Article 2 - Le GAEC Dehais versera trois mille francs (3 000 F) à la commune de Lillebonne sur le fondement de l'article L.8-1 du code des tribunaux administratifs et des cours administratives d'appel au titre des frais exposés en première instance.
Article 3 - Les requêtes de l'ENTREPRISE TINEL et de l'ASSOCIATION SYNDICALE DES RIVIERES DE LILLEBONNE ET DE NOTRE DAME DE Y... de même que les conclusions d'appel de la commune de Lillebonne tendant au bénéfice de l'article L.8-1 du code des tribunaux administratifs et des cours administratives d'appel sont rejetées.

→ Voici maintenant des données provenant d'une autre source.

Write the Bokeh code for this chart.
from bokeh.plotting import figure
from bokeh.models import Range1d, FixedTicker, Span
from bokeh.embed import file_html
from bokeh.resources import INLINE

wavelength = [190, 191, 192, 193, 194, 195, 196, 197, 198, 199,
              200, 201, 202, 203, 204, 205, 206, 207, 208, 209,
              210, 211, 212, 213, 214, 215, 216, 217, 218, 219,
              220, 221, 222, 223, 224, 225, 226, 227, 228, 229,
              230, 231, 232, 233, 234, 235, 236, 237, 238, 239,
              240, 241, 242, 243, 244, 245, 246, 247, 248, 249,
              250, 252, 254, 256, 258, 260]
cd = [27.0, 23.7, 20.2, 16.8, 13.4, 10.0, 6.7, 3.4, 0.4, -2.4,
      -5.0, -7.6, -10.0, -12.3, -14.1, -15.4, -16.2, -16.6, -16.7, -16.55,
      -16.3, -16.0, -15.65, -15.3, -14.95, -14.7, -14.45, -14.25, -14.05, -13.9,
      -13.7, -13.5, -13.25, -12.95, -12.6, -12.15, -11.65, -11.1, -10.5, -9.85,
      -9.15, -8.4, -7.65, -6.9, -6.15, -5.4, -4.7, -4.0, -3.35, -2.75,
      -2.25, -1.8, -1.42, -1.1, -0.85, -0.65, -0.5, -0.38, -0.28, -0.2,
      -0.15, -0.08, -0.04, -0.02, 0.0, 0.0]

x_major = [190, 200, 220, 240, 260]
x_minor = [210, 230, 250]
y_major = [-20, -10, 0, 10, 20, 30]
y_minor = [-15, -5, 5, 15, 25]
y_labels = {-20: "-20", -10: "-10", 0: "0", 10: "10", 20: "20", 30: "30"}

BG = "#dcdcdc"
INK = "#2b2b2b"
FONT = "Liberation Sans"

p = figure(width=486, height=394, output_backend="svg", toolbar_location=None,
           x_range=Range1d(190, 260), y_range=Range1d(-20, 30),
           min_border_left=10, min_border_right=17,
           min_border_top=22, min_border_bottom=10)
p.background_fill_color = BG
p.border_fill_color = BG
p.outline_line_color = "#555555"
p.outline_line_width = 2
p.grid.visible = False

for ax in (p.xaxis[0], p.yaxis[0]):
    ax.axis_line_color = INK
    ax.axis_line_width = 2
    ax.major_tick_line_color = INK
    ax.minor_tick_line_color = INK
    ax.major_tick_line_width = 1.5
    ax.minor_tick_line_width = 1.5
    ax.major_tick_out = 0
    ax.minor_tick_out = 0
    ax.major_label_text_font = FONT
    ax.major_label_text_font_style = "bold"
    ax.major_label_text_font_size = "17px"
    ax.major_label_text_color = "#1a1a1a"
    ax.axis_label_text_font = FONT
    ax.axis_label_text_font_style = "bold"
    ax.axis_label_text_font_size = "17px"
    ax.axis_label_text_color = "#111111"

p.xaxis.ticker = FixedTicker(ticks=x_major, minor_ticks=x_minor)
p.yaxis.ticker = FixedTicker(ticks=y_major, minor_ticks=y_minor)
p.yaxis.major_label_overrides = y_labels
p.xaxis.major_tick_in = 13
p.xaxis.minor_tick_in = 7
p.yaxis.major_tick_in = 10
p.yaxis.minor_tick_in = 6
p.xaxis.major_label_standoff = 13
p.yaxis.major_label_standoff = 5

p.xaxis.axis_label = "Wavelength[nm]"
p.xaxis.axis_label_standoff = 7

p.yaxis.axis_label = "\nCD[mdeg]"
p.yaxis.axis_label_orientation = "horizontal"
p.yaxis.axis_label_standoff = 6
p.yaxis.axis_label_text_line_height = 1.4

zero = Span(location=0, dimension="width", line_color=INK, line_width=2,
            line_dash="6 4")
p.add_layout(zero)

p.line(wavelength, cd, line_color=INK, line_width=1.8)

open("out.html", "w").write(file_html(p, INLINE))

Article 4 - L'ASSOCIATION SYNDICALE DES RIVIERES DE LILLEBONNE ET DE NOTRE DAME DE Y..., le département de la Seine-Maritime et l'ENTREPRISE TINEL verseront solidairement quatre mille francs (4 000 F) au GAEC Dehais sur le fondement de l'article L.8-1 du code des tribunaux administratifs et des cours administratives d'appel.
Article 5 - Le surplus des conclusions d'appel du GAEC Dehais tendant au bénéfice de l'article L.8-1 du code des tribunaux administratifs et des cours administratives d'appel est rejeté.
Article 6 - Le présent arrêt sera notifié à l'ENTREPRISE TINEL, à l'ASSOCIATION SYNDICALE DES RIVIERES DE LILLEBONNE ET DE NOTRE DAME DE Y..., au département de la Seine-Maritime, à la commune de Lillebonne, au GAEC Dehais et au ministre de l'équipement, du logement, des transports et du tourisme.